» What the task asks
Your task is to copy the listing exactly. Drop any pictures from the copy.

» Data segment
....

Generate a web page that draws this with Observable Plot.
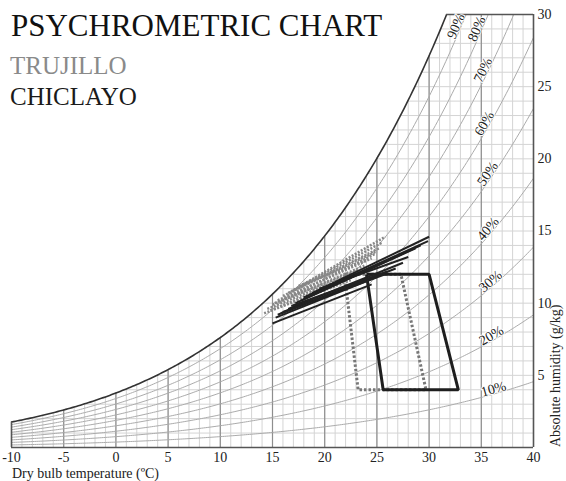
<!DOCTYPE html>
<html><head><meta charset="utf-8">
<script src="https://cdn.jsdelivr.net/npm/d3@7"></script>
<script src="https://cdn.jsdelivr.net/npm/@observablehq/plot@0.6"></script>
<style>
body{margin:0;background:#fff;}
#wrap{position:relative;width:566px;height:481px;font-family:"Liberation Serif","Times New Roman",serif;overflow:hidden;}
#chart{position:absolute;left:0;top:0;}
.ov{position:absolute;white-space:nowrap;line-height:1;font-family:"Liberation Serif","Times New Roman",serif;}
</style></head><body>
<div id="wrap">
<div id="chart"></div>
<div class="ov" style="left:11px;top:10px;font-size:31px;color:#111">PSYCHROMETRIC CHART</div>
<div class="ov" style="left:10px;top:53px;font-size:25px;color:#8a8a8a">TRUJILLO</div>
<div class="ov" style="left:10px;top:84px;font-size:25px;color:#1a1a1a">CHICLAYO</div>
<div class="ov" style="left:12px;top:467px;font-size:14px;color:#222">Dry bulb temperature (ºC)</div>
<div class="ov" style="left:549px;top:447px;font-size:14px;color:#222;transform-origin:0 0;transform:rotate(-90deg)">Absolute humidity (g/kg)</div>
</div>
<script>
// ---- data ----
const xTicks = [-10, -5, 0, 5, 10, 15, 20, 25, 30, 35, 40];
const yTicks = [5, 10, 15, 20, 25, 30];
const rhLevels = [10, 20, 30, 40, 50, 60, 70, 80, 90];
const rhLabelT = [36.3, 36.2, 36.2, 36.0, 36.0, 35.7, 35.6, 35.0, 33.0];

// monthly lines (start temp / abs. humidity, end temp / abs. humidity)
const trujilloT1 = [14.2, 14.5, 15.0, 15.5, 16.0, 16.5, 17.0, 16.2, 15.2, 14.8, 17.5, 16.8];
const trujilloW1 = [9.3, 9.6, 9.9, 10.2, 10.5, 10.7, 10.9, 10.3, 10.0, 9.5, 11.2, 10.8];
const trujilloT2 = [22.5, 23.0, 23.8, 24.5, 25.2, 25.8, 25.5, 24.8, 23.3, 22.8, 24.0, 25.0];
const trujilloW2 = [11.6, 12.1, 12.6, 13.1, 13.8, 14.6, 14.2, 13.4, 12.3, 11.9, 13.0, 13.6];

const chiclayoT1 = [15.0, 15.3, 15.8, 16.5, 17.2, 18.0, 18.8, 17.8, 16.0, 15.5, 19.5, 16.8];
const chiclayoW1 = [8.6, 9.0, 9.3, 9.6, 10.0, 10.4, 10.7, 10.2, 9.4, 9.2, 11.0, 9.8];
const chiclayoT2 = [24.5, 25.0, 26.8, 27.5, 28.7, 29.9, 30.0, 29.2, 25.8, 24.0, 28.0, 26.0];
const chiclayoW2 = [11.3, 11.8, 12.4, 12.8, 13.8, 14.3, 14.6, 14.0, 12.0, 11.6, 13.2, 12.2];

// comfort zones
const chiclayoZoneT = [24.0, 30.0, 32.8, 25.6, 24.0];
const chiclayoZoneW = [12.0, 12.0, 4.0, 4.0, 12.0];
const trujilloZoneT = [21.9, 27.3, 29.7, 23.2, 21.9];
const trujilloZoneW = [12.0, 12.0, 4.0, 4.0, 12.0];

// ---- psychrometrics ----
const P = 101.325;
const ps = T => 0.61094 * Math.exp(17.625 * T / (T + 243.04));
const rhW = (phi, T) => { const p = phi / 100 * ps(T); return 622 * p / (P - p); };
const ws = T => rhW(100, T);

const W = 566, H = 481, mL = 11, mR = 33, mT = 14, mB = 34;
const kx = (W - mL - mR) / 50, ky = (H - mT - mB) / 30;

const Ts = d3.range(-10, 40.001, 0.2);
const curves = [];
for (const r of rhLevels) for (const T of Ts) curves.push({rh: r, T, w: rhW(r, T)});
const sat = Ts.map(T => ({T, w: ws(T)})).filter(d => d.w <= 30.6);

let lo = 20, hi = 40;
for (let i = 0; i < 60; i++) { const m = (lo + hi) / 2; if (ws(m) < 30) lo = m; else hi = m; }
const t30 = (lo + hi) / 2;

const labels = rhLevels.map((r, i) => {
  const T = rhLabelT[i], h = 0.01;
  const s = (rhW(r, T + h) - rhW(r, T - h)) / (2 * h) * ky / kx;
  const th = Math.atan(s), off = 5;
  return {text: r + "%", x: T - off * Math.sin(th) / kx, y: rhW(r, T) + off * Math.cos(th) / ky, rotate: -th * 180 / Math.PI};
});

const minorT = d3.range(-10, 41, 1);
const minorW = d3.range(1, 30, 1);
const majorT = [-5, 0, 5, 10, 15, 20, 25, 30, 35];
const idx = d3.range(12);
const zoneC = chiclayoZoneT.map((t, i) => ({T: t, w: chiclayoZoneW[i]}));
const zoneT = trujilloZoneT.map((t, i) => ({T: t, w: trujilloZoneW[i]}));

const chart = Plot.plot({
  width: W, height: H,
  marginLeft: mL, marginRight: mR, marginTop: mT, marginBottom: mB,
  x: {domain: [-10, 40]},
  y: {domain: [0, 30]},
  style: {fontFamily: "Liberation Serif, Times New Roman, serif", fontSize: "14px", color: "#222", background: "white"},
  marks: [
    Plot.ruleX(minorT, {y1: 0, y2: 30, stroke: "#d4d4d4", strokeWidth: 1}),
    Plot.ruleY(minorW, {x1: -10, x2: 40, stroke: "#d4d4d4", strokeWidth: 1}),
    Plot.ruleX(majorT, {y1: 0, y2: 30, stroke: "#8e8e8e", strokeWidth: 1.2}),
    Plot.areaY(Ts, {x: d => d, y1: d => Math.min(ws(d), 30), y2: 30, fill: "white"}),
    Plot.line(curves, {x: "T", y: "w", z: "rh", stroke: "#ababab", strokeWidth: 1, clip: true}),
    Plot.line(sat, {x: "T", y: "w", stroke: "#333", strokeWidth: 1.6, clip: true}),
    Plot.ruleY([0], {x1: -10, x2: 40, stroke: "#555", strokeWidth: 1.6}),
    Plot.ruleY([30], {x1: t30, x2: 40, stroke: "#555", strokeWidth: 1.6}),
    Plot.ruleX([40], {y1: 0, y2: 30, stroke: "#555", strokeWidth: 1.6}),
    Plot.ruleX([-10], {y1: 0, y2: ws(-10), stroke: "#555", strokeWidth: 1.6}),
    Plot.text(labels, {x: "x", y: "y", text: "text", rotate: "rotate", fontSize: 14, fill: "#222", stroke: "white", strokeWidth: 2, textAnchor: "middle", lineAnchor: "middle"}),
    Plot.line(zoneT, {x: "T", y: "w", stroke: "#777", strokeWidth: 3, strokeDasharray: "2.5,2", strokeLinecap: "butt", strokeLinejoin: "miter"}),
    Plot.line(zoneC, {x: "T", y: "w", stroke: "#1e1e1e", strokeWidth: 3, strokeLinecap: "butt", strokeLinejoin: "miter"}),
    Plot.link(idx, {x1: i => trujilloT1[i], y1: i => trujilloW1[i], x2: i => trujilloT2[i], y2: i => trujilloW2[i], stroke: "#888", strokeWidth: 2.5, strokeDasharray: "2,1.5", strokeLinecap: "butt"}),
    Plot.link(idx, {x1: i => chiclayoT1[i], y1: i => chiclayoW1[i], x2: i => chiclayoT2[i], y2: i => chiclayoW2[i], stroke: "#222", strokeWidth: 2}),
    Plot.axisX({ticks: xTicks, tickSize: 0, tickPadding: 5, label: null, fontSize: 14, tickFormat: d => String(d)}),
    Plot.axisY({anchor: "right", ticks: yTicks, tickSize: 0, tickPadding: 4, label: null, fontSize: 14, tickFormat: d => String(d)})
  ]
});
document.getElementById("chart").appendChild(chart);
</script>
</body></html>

....

» In response
Generate a web page that draws this with Observable Plot.
<!DOCTYPE html>
<html><head><meta charset="utf-8">
<script src="https://cdn.jsdelivr.net/npm/d3@7"></script>
<script src="https://cdn.jsdelivr.net/npm/@observablehq/plot@0.6"></script>
<style>
body{margin:0;background:#fff;}
#wrap{position:relative;width:566px;height:481px;font-family:"Liberation Serif","Times New Roman",serif;overflow:hidden;}
#chart{position:absolute;left:0;top:0;}
.ov{position:absolute;white-space:nowrap;line-height:1;font-family:"Liberation Serif","Times New Roman",serif;}
</style></head><body>
<div id="wrap">
<div id="chart"></div>
<div class="ov" style="left:11px;top:10px;font-size:31px;color:#111">PSYCHROMETRIC CHART</div>
<div class="ov" style="left:10px;top:53px;font-size:25px;color:#8a8a8a">TRUJILLO</div>
<div class="ov" style="left:10px;top:84px;font-size:25px;color:#1a1a1a">CHICLAYO</div>
<div class="ov" style="left:12px;top:467px;font-size:14px;color:#222">Dry bulb temperature (ºC)</div>
<div class="ov" style="left:549px;top:447px;font-size:14px;color:#222;transform-origin:0 0;transform:rotate(-90deg)">Absolute humidity (g/kg)</div>
</div>
<script>
// ---- data ----
const xTicks = [-10, -5, 0, 5, 10, 15, 20, 25, 30, 35, 40];
const yTicks = [5, 10, 15, 20, 25, 30];
const rhLevels = [10, 20, 30, 40, 50, 60, 70, 80, 90];
const rhLabelT = [36.3, 36.2, 36.2, 36.0, 36.0, 35.7, 35.6, 35.0, 33.0];

// monthly lines (start temp / abs. humidity, end temp / abs. humidity)
const trujilloT1 = [14.2, 14.5, 15.0, 15.5, 16.0, 16.5, 17.0, 16.2, 15.2, 14.8, 17.5, 16.8];
const trujilloW1 = [9.3, 9.6, 9.9, 10.2, 10.5, 10.7, 10.9, 10.3, 10.0, 9.5, 11.2, 10.8];
const trujilloT2 = [22.5, 23.0, 23.8, 24.5, 25.2, 25.8, 25.5, 24.8, 23.3, 22.8, 24.0, 25.0];
const trujilloW2 = [11.6, 12.1, 12.6, 13.1, 13.8, 14.6, 14.2, 13.4, 12.3, 11.9, 13.0, 13.6];

const chiclayoT1 = [15.0, 15.3, 15.8, 16.5, 17.2, 18.0, 18.8, 17.8, 16.0, 15.5, 19.5, 16.8];
const chiclayoW1 = [8.6, 9.0, 9.3, 9.6, 10.0, 10.4, 10.7, 10.2, 9.4, 9.2, 11.0, 9.8];
const chiclayoT2 = [24.5, 25.0, 26.8, 27.5, 28.7, 29.9, 30.0, 29.2, 25.8, 24.0, 28.0, 26.0];
const chiclayoW2 = [11.3, 11.8, 12.4, 12.8, 13.8, 14.3, 14.6, 14.0, 12.0, 11.6, 13.2, 12.2];

// comfort zones
const chiclayoZoneT = [24.0, 30.0, 32.8, 25.6, 24.0];
const chiclayoZoneW = [12.0, 12.0, 4.0, 4.0, 12.0];
const trujilloZoneT = [21.9, 27.3, 29.7, 23.2, 21.9];
const trujilloZoneW = [12.0, 12.0, 4.0, 4.0, 12.0];

// ---- psychrometrics ----
const P = 101.325;
const ps = T => 0.61094 * Math.exp(17.625 * T / (T + 243.04));
const rhW = (phi, T) => { const p = phi / 100 * ps(T); return 622 * p / (P - p); };
const ws = T => rhW(100, T);

const W = 566, H = 481, mL = 11, mR = 33, mT = 14, mB = 34;
const kx = (W - mL - mR) / 50, ky = (H - mT - mB) / 30;

const Ts = d3.range(-10, 40.001, 0.2);
const curves = [];
for (const r of rhLevels) for (const T of Ts) curves.push({rh: r, T, w: rhW(r, T)});
const sat = Ts.map(T => ({T, w: ws(T)})).filter(d => d.w <= 30.6);

let lo = 20, hi = 40;
for (let i = 0; i < 60; i++) { const m = (lo + hi) / 2; if (ws(m) < 30) lo = m; else hi = m; }
const t30 = (lo + hi) / 2;

const labels = rhLevels.map((r, i) => {
  const T = rhLabelT[i], h = 0.01;
  const s = (rhW(r, T + h) - rhW(r, T - h)) / (2 * h) * ky / kx;
  const th = Math.atan(s), off = 5;
  return {text: r + "%", x: T - off * Math.sin(th) / kx, y: rhW(r, T) + off * Math.cos(th) / ky, rotate: -th * 180 / Math.PI};
});

const minorT = d3.range(-10, 41, 1);
const minorW = d3.range(1, 30, 1);
const majorT = [-5, 0, 5, 10, 15, 20, 25, 30, 35];
const idx = d3.range(12);
const zoneC = chiclayoZoneT.map((t, i) => ({T: t, w: chiclayoZoneW[i]}));
const zoneT = trujilloZoneT.map((t, i) => ({T: t, w: trujilloZoneW[i]}));

const chart = Plot.plot({
  width: W, height: H,
  marginLeft: mL, marginRight: mR, marginTop: mT, marginBottom: mB,
  x: {domain: [-10, 40]},
  y: {domain: [0, 30]},
  style: {fontFamily: "Liberation Serif, Times New Roman, serif", fontSize: "14px", color: "#222", background: "white"},
  marks: [
    Plot.ruleX(minorT, {y1: 0, y2: 30, stroke: "#d4d4d4", strokeWidth: 1}),
    Plot.ruleY(minorW, {x1: -10, x2: 40, stroke: "#d4d4d4", strokeWidth: 1}),
    Plot.ruleX(majorT, {y1: 0, y2: 30, stroke: "#8e8e8e", strokeWidth: 1.2}),
    Plot.areaY(Ts, {x: d => d, y1: d => Math.min(ws(d), 30), y2: 30, fill: "white"}),
    Plot.line(curves, {x: "T", y: "w", z: "rh", stroke: "#ababab", strokeWidth: 1, clip: true}),
    Plot.line(sat, {x: "T", y: "w", stroke: "#333", strokeWidth: 1.6, clip: true}),
    Plot.ruleY([0], {x1: -10, x2: 40, stroke: "#555", strokeWidth: 1.6}),
    Plot.ruleY([30], {x1: t30, x2: 40, stroke: "#555", strokeWidth: 1.6}),
    Plot.ruleX([40], {y1: 0, y2: 30, stroke: "#555", strokeWidth: 1.6}),
    Plot.ruleX([-10], {y1: 0, y2: ws(-10), stroke: "#555", strokeWidth: 1.6}),
    Plot.text(labels, {x: "x", y: "y", text: "text", rotate: "rotate", fontSize: 14, fill: "#222", stroke: "white", strokeWidth: 2, textAnchor: "middle", lineAnchor: "middle"}),
    Plot.line(zoneT, {x: "T", y: "w", stroke: "#777", strokeWidth: 3, strokeDasharray: "2.5,2", strokeLinecap: "butt", strokeLinejoin: "miter"}),
    Plot.line(zoneC, {x: "T", y: "w", stroke: "#1e1e1e", strokeWidth: 3, strokeLinecap: "butt", strokeLinejoin: "miter"}),
    Plot.link(idx, {x1: i => trujilloT1[i], y1: i => trujilloW1[i], x2: i => trujilloT2[i], y2: i => trujilloW2[i], stroke: "#888", strokeWidth: 2.5, strokeDasharray: "2,1.5", strokeLinecap: "butt"}),
    Plot.link(idx, {x1: i => chiclayoT1[i], y1: i => chiclayoW1[i], x2: i => chiclayoT2[i], y2: i => chiclayoW2[i], stroke: "#222", strokeWidth: 2}),
    Plot.axisX({ticks: xTicks, tickSize: 0, tickPadding: 5, label: null, fontSize: 14, tickFormat: d => String(d)}),
    Plot.axisY({anchor: "right", ticks: yTicks, tickSize: 0, tickPadding: 4, label: null, fontSize: 14, tickFormat: d => String(d)})
  ]
});
document.getElementById("chart").appendChild(chart);
</script>
</body></html>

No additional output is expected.